Please transcribe the listing below in full and word for word, without its pictures.

DATA BLOCK:
☆ ☆ ☆ ☆ ☆
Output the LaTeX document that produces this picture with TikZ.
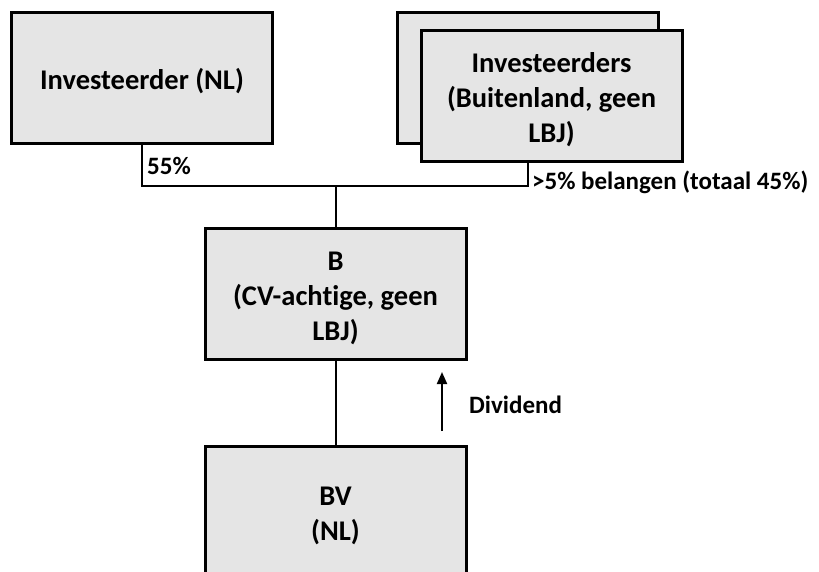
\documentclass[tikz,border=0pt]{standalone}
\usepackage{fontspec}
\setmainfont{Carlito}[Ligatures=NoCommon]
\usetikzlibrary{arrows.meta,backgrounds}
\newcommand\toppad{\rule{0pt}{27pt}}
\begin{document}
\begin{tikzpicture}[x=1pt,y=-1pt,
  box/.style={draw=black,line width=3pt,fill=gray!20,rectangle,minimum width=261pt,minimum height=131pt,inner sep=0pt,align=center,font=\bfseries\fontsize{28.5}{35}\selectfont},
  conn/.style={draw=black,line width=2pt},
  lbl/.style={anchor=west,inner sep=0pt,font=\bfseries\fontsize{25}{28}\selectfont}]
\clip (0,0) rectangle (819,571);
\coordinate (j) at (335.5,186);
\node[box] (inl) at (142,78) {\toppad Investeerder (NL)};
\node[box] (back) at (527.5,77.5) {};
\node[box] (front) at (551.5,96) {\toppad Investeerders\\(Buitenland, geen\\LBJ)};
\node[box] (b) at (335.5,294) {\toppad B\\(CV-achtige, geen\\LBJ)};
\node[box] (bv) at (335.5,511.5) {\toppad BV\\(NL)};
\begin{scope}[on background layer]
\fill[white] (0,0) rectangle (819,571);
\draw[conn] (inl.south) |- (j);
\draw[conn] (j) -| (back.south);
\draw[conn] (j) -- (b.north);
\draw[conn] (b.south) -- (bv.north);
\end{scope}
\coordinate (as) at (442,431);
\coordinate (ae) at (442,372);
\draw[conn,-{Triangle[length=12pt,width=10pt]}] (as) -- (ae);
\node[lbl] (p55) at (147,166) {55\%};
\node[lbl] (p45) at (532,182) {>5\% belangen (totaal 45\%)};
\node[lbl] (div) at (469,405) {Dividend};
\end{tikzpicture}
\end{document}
☆ ☆ ☆ ☆ ☆
RESPONSE FOR THIS EXERCISE:
Output the LaTeX document that produces this picture with TikZ.
\documentclass[tikz,border=0pt]{standalone}
\usepackage{fontspec}
\setmainfont{Carlito}[Ligatures=NoCommon]
\usetikzlibrary{arrows.meta,backgrounds}
\newcommand\toppad{\rule{0pt}{27pt}}
\begin{document}
\begin{tikzpicture}[x=1pt,y=-1pt,
  box/.style={draw=black,line width=3pt,fill=gray!20,rectangle,minimum width=261pt,minimum height=131pt,inner sep=0pt,align=center,font=\bfseries\fontsize{28.5}{35}\selectfont},
  conn/.style={draw=black,line width=2pt},
  lbl/.style={anchor=west,inner sep=0pt,font=\bfseries\fontsize{25}{28}\selectfont}]
\clip (0,0) rectangle (819,571);
\coordinate (j) at (335.5,186);
\node[box] (inl) at (142,78) {\toppad Investeerder (NL)};
\node[box] (back) at (527.5,77.5) {};
\node[box] (front) at (551.5,96) {\toppad Investeerders\\(Buitenland, geen\\LBJ)};
\node[box] (b) at (335.5,294) {\toppad B\\(CV-achtige, geen\\LBJ)};
\node[box] (bv) at (335.5,511.5) {\toppad BV\\(NL)};
\begin{scope}[on background layer]
\fill[white] (0,0) rectangle (819,571);
\draw[conn] (inl.south) |- (j);
\draw[conn] (j) -| (back.south);
\draw[conn] (j) -- (b.north);
\draw[conn] (b.south) -- (bv.north);
\end{scope}
\coordinate (as) at (442,431);
\coordinate (ae) at (442,372);
\draw[conn,-{Triangle[length=12pt,width=10pt]}] (as) -- (ae);
\node[lbl] (p55) at (147,166) {55\%};
\node[lbl] (p45) at (532,182) {>5\% belangen (totaal 45\%)};
\node[lbl] (div) at (469,405) {Dividend};
\end{tikzpicture}
\end{document}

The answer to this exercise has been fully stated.